New estimates about bike commuting from the Census Bureau show a continued decline nationwide, down 3 percent since last year. Large cities such as Portland, Washington, DC, Minneapolis, Philadelphia, and Honolulu all saw decreases in the percentage of people biking to work.

However, bike commuting continues to see an increase in many cities, such as San Francisco, Seattle, New Orleans, Denver, Boston, Chicago, and New York City. Denver joined the ranks of cities with more than 10,000 people who use a bike as their primary mode of transportation. That makes nine cities with such large populations of people who bike to work, up from 8 in 2017. In Platinum-level Bicycle Friendly Community Davis, Ca, an estimated 18.8 percent of workers commute by bike.

When we pull back a bit, we can appreciate that 77 percent of the large cities the League has tracked since 2005 show a long-term upward trend in bike commuting. While places like Portland and Washington, DC may have a lower estimate this year, they have strong upward trends over the long-term. Looking back to 1990, when the Census Bureau only provided once a decade glimpses of bike commuting, 40 percent of the large cities we track have had seen their rate of bike commuting more than double.

As with every time the Census Bureau releases 1-year estimates from the American Community Survey, this data comes with a big caveat. Bicycle commuters are only counted in the data if they use a bicycle as their primary mode of travel for their commute to work. The survey does not count bicyclists who use a bicycle for less than the majority of their trip (e.g. a short bike ride to a transit stop), bicyclists who use a bicycle for less than the majority of their work week, or bicyclists who do not use a bicycle to get to work but bike for other trips.

Based on the 2017 National Household Travel Survey, only about 20 percent of reported bicycle trips are trips to earn a living, which can include both biking to/from work and for work. This means the data estimates released today doesn’t account for 80 percent of bicycle travel nationwide and may miss a higher percentage based upon the prevalence of other types of biking in different cities.

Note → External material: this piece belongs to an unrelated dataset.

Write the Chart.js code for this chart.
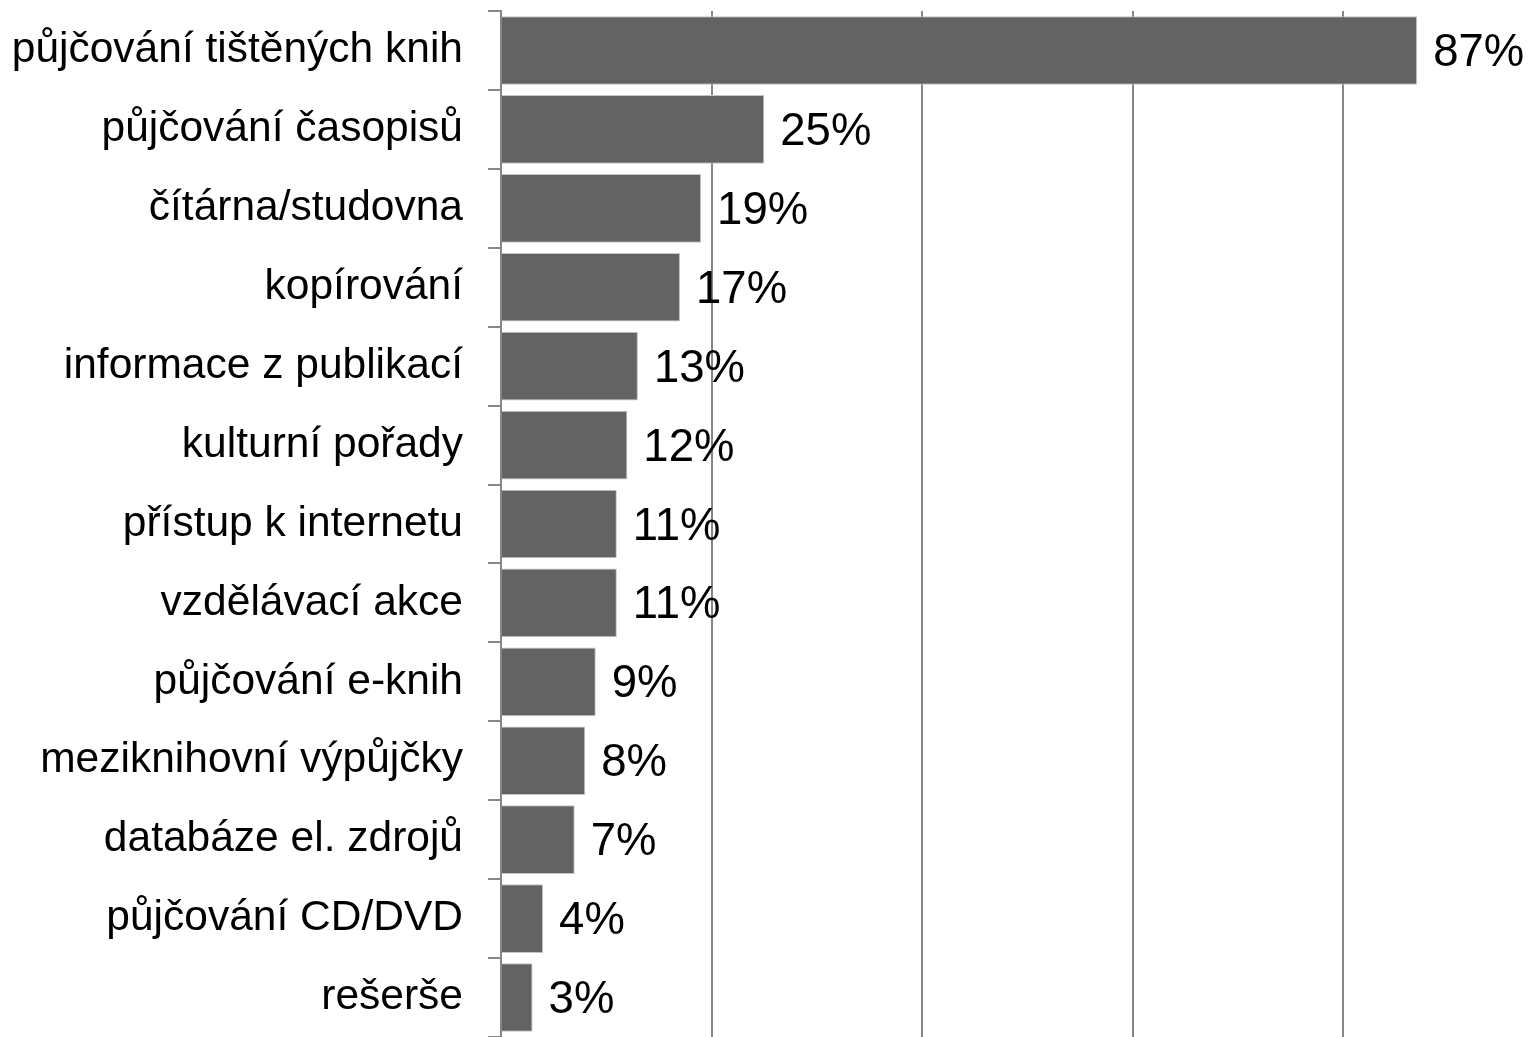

As bicycle counting becomes easier, especially with technology like that provided by our partner Eco-Counter, hopefully we’ll start to see cities do a better job of putting the Census Bureau estimates into context. For instance, the Census Bureau estimates that about 16,000 people bike to work in DC, but for one count location DC data shows around 30,000 people biking by that one counter in February. Cars and trucks have access to vehicle miles traveled data—it’s been collected federally since the 1970s—and less reliance on Census estimates for understanding commute patterns and general use. Hopefully that will soon be the case for people biking and walking.